DATE: Sunday, April 21, 1996                 TAG: 9604190074
SECTION: BUSINESS                 PAGE: 3    EDITION: METRO 
DATELINE: ARLINGTON
SOURCE: Associated Press


SURVEY: WOMEN APPEAR IN ONLY 15% OF FRONT-PAGE STORIES

Women make up 52 percent of the U.S. population but are involved in only 15 percent of front-page newspaper stories, according to a survey sponsored by Women, Men and Media.

Men's voices, activities and images comprised 85 percent of the references on newspapers' front pages, and also dominated the local and business pages, according to the report released last week.

The figure for women in last year's survey was 19 percent.

Women, Men and Media monitors how women are covered, hired and promoted in the press. It is co-chaired by Betty Friedan and Nancy Woodhull and financed mainly by The Freedom Forum.

``A free press in a democracy should reflect all its voices. None should be invisible. The press needs to focus on this trend toward the invisibility of women and their concerns,'' said Woodhull. She is senior vice president of the Arlington-based Freedom Forum and executive director of its Media Studies Center in New York City.

The Freedom Forum Media Studies Center is a nonpartisan foundation dedicated to free press, education, research and training.

Twenty newspapers were surveyed in February for female references, bylines and photographs. The survey looked at front pages, opinion pages, and the first pages of the business and local sections.

When females were covered, more than half were victims or perpetrators of crimes or bad conduct - women and girls were murdered, missing or abused; females were accused of crime; women died; and Britain's Princess Diana announced she was getting divorced.
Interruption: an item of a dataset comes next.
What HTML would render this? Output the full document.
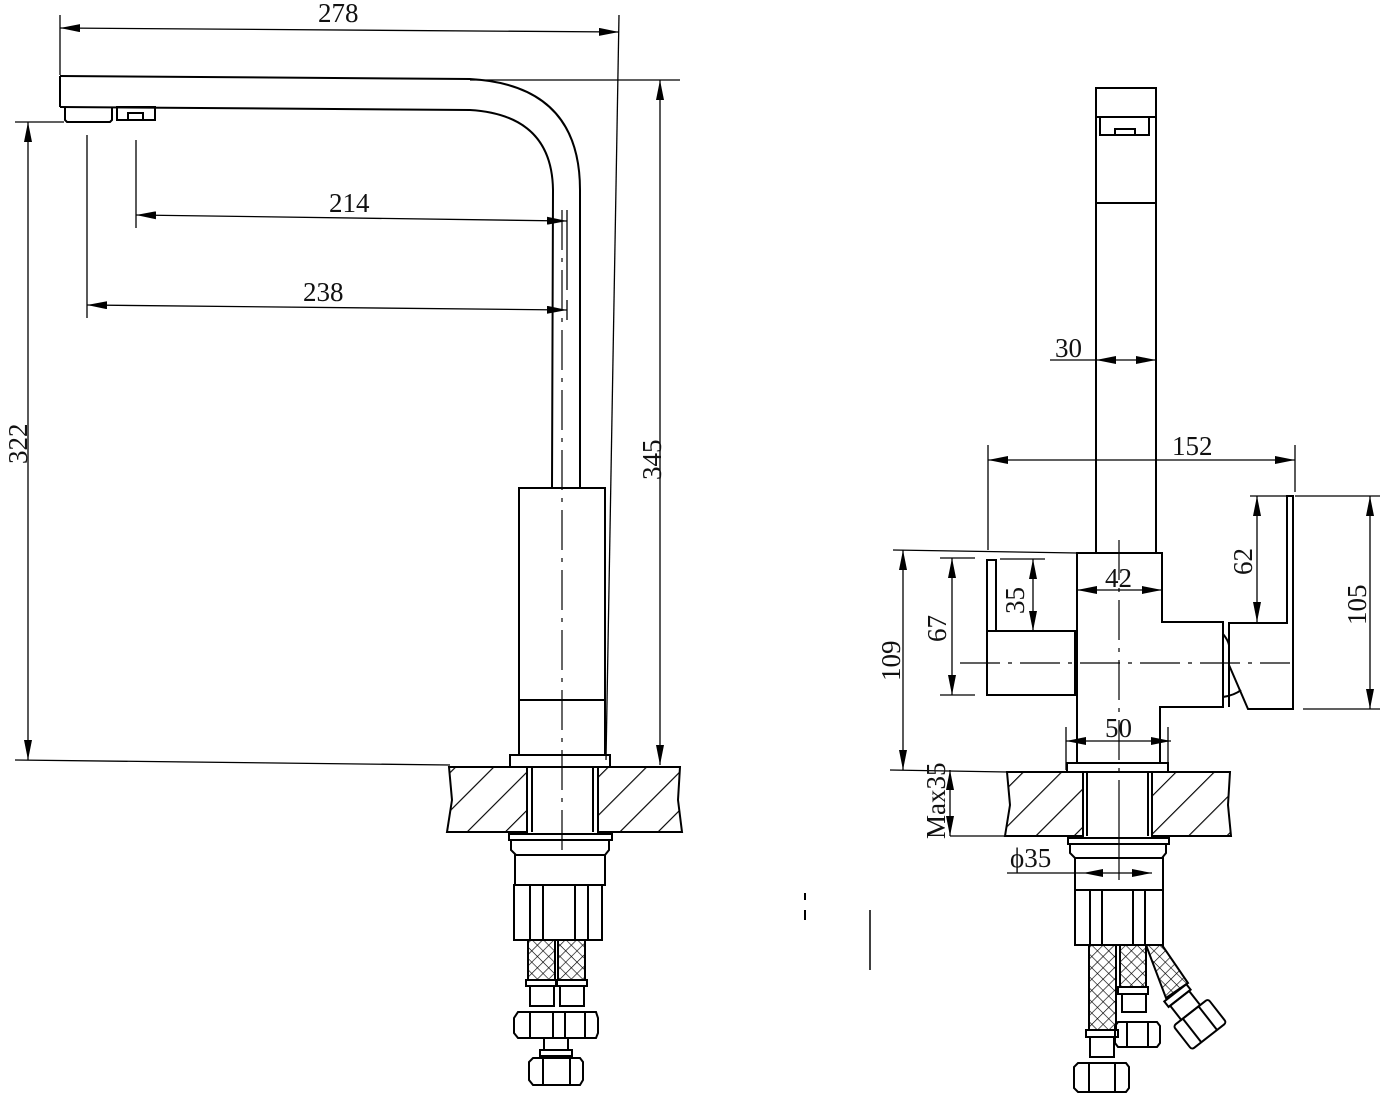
<!DOCTYPE html>
<html><head><meta charset="utf-8"><style>
html,body{margin:0;padding:0;background:#fff;}
svg{display:block}
text{font-family:"Liberation Serif",serif;font-size:27px;fill:#111;}
</style></head><body>
<svg width="1388" height="1100" viewBox="0 0 1388 1100" xmlns="http://www.w3.org/2000/svg">
<defs>
<marker id="a" viewBox="0 0 20 8" refX="20" refY="4" markerWidth="20" markerHeight="8" orient="auto-start-reverse" markerUnits="userSpaceOnUse"><path d="M0,0 L20,4 L0,8 z" fill="#000"/></marker>
<pattern id="h" patternUnits="userSpaceOnUse" width="27" height="27" patternTransform="rotate(45)"><line x1="0" y1="0" x2="0" y2="27" stroke="#000" stroke-width="2.3"/></pattern>
<pattern id="x" patternUnits="userSpaceOnUse" width="8" height="8" patternTransform="rotate(45)"><path d="M0,0 H8 M0,0 V8" stroke="#000" stroke-width="1.3"/></pattern>
</defs>
<g fill="none" stroke="#000" stroke-width="1.3">
<line x1="60" y1="15" x2="60" y2="75"/>
<line x1="619" y1="15" x2="606" y2="760"/>
<line x1="60" y1="28" x2="619" y2="32" marker-start="url(#a)" marker-end="url(#a)"/>
<line x1="470" y1="80" x2="680" y2="80"/>
<line x1="660" y1="80" x2="660" y2="765" marker-start="url(#a)" marker-end="url(#a)"/>
<line x1="15" y1="122" x2="64" y2="122"/>
<line x1="28" y1="122" x2="28" y2="760" marker-start="url(#a)" marker-end="url(#a)"/>
<line x1="15" y1="760" x2="450" y2="765"/>
<line x1="136" y1="140" x2="136" y2="228"/>
<line x1="567" y1="210" x2="567" y2="290"/>
<line x1="567" y1="300" x2="567" y2="320"/>
<line x1="136" y1="215" x2="567" y2="221" marker-start="url(#a)" marker-end="url(#a)"/>
<line x1="87" y1="135" x2="87" y2="318"/>
<line x1="87" y1="305" x2="567" y2="310" marker-start="url(#a)" marker-end="url(#a)"/>
</g>
<g fill="none" stroke="#000" stroke-width="2">
<path d="M60,76 L470,79 Q580,85 580,190 L580,488"/>
<path d="M60,107 L470,110 Q552,115 553,190 L552,488"/>
<line x1="60" y1="76" x2="60" y2="107"/>
<path d="M65,107 V120 L67,122 H110 L112,120 V107"/>
<rect x="117" y="107" width="38" height="13"/>
<rect x="128" y="113" width="15" height="7"/>
<rect x="519" y="488" width="86" height="267"/>
<line x1="519" y1="700" x2="605" y2="700"/>
<rect x="510" y="755" width="100" height="12"/>
</g>
<line x1="562" y1="210" x2="562" y2="850" stroke="#000" stroke-width="1.2" stroke-dasharray="40,8,4,8"/>
<path d="M449,767 H527 V832 H447 L452,800 Z" fill="url(#h)" stroke="#000" stroke-width="2"/>
<path d="M598,767 H680 L678,800 L682,832 H598 Z" fill="url(#h)" stroke="#000" stroke-width="2"/>
<g fill="none" stroke="#000" stroke-width="2">
<line x1="527" y1="767" x2="527" y2="832"/><line x1="532" y1="767" x2="532" y2="832"/>
<line x1="598" y1="767" x2="598" y2="832"/><line x1="593" y1="767" x2="593" y2="832"/>
<rect x="509" y="834" width="103" height="6"/>
<path d="M511,840 V850 L516,855 H605 L609,850 V840"/>
<rect x="515" y="855" width="90" height="30"/>
<rect x="514" y="885" width="88" height="55"/>
<line x1="530" y1="885" x2="530" y2="940"/><line x1="543" y1="885" x2="543" y2="940"/>
<line x1="575" y1="885" x2="575" y2="940"/><line x1="588" y1="885" x2="588" y2="940"/>
<rect x="528" y="940" width="27" height="40" fill="url(#x)"/>
<rect x="558" y="940" width="27" height="40" fill="url(#x)"/>
<rect x="526" y="980" width="30" height="6"/><rect x="557" y="980" width="30" height="6"/>
<rect x="530" y="986" width="24" height="20"/><rect x="560" y="986" width="24" height="20"/>
<path d="M518,1012 H596 L598,1018 V1033 L596,1038 H518 L514,1033 V1018 Z"/>
<line x1="530" y1="1012" x2="530" y2="1038"/><line x1="553" y1="1012" x2="553" y2="1038"/><line x1="565" y1="1012" x2="565" y2="1038"/><line x1="585" y1="1012" x2="585" y2="1038"/>
<rect x="544" y="1038" width="24" height="12"/>
<rect x="540" y="1050" width="32" height="6"/>
<path d="M533,1058 H580 L583,1062 V1080 L580,1085 H533 L529,1080 V1062 Z"/>
<line x1="543" y1="1058" x2="543" y2="1085"/><line x1="570" y1="1058" x2="570" y2="1085"/>
</g>
<line x1="805" y1="893" x2="805" y2="900" stroke="#000" stroke-width="2"/>
<line x1="805" y1="910" x2="805" y2="920" stroke="#000" stroke-width="2"/>
<line x1="870" y1="910" x2="870" y2="970" stroke="#000" stroke-width="1.5"/>

<g fill="none" stroke="#000" stroke-width="2">
<rect x="1096" y="88" width="60" height="29"/>
<line x1="1096" y1="117" x2="1096" y2="553"/><line x1="1156" y1="117" x2="1156" y2="553"/>
<rect x="1100" y="117" width="49" height="18"/>
<rect x="1115" y="129" width="20" height="6"/>
<line x1="1096" y1="203" x2="1156" y2="203"/>
<path d="M1077,763 V553 H1162 V622 H1223 V707 H1160 V763"/>
<rect x="1067" y="763" width="101" height="9"/>
<rect x="987" y="631" width="88" height="64"/>
<rect x="987" y="560" width="9" height="71"/>
<path d="M1229,707 V623 H1287 V496 H1293 V709 H1248 L1229,665"/>
<path d="M1223,634 Q1228,640 1229,645"/>
<path d="M1223,697 Q1235,695 1241,690"/>
</g>
<g stroke="#000" stroke-width="1.2" fill="none">
<line x1="960" y1="663" x2="1290" y2="663" stroke-dasharray="40,8,4,8"/>
<line x1="1119" y1="540" x2="1119" y2="800" stroke-dasharray="40,8,4,8"/>
<line x1="1119" y1="800" x2="1119" y2="880"/>
</g>
<path d="M1007,772 H1083 V836 H1005 L1010,805 Z" fill="url(#h)" stroke="#000" stroke-width="2"/>
<path d="M1152,772 H1230 L1228,805 L1231,836 H1152 Z" fill="url(#h)" stroke="#000" stroke-width="2"/>
<g fill="none" stroke="#000" stroke-width="2">
<line x1="1083" y1="772" x2="1083" y2="836"/><line x1="1087" y1="772" x2="1087" y2="836"/>
<line x1="1152" y1="772" x2="1152" y2="836"/><line x1="1148" y1="772" x2="1148" y2="836"/>
<rect x="1068" y="838" width="101" height="6"/>
<path d="M1070,844 V853 L1075,858 H1162 L1166,853 V844"/>
<rect x="1075" y="858" width="88" height="32"/>
<rect x="1075" y="890" width="88" height="55"/>
<line x1="1090" y1="890" x2="1090" y2="945"/><line x1="1102" y1="890" x2="1102" y2="945"/>
<line x1="1133" y1="890" x2="1133" y2="945"/><line x1="1145" y1="890" x2="1145" y2="945"/>
<rect x="1089" y="945" width="27" height="85" fill="url(#x)"/>
<rect x="1120" y="945" width="26" height="42" fill="url(#x)"/>
<path d="M1146,945 L1162,945 L1188,983 L1166,998 Z" fill="url(#x)"/>
<rect x="1086" y="1030" width="32" height="7"/>
<rect x="1090" y="1037" width="24" height="20"/>
<path d="M1078,1063 H1126 L1129,1067 V1088 L1126,1092 H1078 L1074,1088 V1067 Z"/>
<line x1="1089" y1="1063" x2="1089" y2="1092"/><line x1="1115" y1="1063" x2="1115" y2="1092"/>
<rect x="1118" y="987" width="30" height="7"/>
<rect x="1122" y="994" width="24" height="18"/>
<path d="M1118,1022 H1157 L1160,1026 V1043 L1157,1047 H1118 L1115,1043 V1026 Z"/>
<line x1="1127" y1="1022" x2="1127" y2="1047"/><line x1="1148" y1="1022" x2="1148" y2="1047"/>
<g transform="translate(1195,1018) rotate(-38)">
<rect x="-14" y="-32" width="28" height="7"/>
<rect x="-12" y="-25" width="24" height="18"/>
<rect x="-22" y="-7" width="44" height="30" rx="3"/>
<line x1="-10" y1="-7" x2="-10" y2="23"/><line x1="10" y1="-7" x2="10" y2="23"/>
</g>
</g>
<g fill="none" stroke="#000" stroke-width="1.3">
<line x1="1050" y1="360" x2="1096" y2="360"/>
<line x1="1096" y1="360" x2="1156" y2="360" marker-start="url(#a)" marker-end="url(#a)"/>
<line x1="988" y1="445" x2="988" y2="550"/>
<line x1="1295" y1="445" x2="1295" y2="492"/>
<line x1="988" y1="460" x2="1295" y2="460" marker-start="url(#a)" marker-end="url(#a)"/>
<line x1="1077" y1="590" x2="1162" y2="590" marker-start="url(#a)" marker-end="url(#a)"/>
<line x1="1066" y1="727" x2="1066" y2="770"/><line x1="1168" y1="727" x2="1168" y2="770"/>
<line x1="1066" y1="741" x2="1171" y2="741" marker-start="url(#a)" marker-end="url(#a)"/>
<line x1="1000" y1="559" x2="1045" y2="559"/>
<line x1="1033" y1="559" x2="1033" y2="631" marker-start="url(#a)" marker-end="url(#a)"/>
<line x1="940" y1="558" x2="975" y2="558"/><line x1="940" y1="695" x2="975" y2="695"/>
<line x1="952" y1="558" x2="952" y2="695" marker-start="url(#a)" marker-end="url(#a)"/>
<line x1="893" y1="550" x2="1077" y2="553"/>
<line x1="903" y1="550" x2="903" y2="770" marker-start="url(#a)" marker-end="url(#a)"/>
<line x1="890" y1="770" x2="1007" y2="772"/>
<line x1="950" y1="836" x2="1005" y2="836"/>
<line x1="950" y1="770" x2="950" y2="836" marker-start="url(#a)" marker-end="url(#a)"/>
<line x1="1250" y1="496" x2="1287" y2="496"/>
<line x1="1257" y1="496" x2="1257" y2="622" marker-start="url(#a)" marker-end="url(#a)"/>
<line x1="1295" y1="496" x2="1380" y2="496"/><line x1="1303" y1="709" x2="1380" y2="709"/>
<line x1="1370" y1="496" x2="1370" y2="709" marker-start="url(#a)" marker-end="url(#a)"/>
<line x1="1007" y1="873" x2="1083" y2="873"/>
<line x1="1083" y1="873" x2="1152" y2="873" marker-start="url(#a)" marker-end="url(#a)"/>
</g>
<text x="318" y="22">278</text>
<text x="329" y="212">214</text>
<text x="303" y="301">238</text>
<text transform="translate(27,464) rotate(-90)">322</text>
<text transform="translate(661,480) rotate(-90)">345</text>
<text x="1055" y="357" font-size="21">30</text>
<text x="1172" y="455">152</text>
<text x="1105" y="587" font-size="23">42</text>
<text x="1105" y="737">50</text>
<text transform="translate(1024,614) rotate(-90)" font-size="21">35</text>
<text transform="translate(946,642) rotate(-90)">67</text>
<text transform="translate(900,681) rotate(-90)">109</text>
<text transform="translate(945,839) rotate(-90)" font-size="23">Max35</text>
<text transform="translate(1252,575) rotate(-90)" font-size="23">62</text>
<text transform="translate(1366,625) rotate(-90)">105</text>
<text x="1010" y="867" font-size="21">ϕ35</text>
</svg>
</body></html>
Fewer than 1 percent of the references in front-page political stories were to women, and women in power received little coverage, either as newsmakers or as sources, the report said.

Women had 35 percent of the bylines in the study, up from 34 percent last year, and were in 33 percent of the photos, unchanged from 1995.

The survey found that 60 percent of the articles about Hillary Rodham Clinton were negative. It found little significant coverage of Sens. Patty Murray, D-Wash.; Barbara Boxer and Dianne Feinstein, both D-Calif., or Carol Moseley-Braun, D-Ill., in major newspapers in their states.

Laura Tyson, President Clinton's top economic adviser, and New Jersey Gov. Christine Todd Whitman, along with leading female economists and analysts, had little presence in stories about the economy, the report said.

Paul Luthringer, spokesman for the Newspaper Association of America, said he could not comment without seeing the report. Efforts to reach other association officials Monday night for comment were unsuccessful.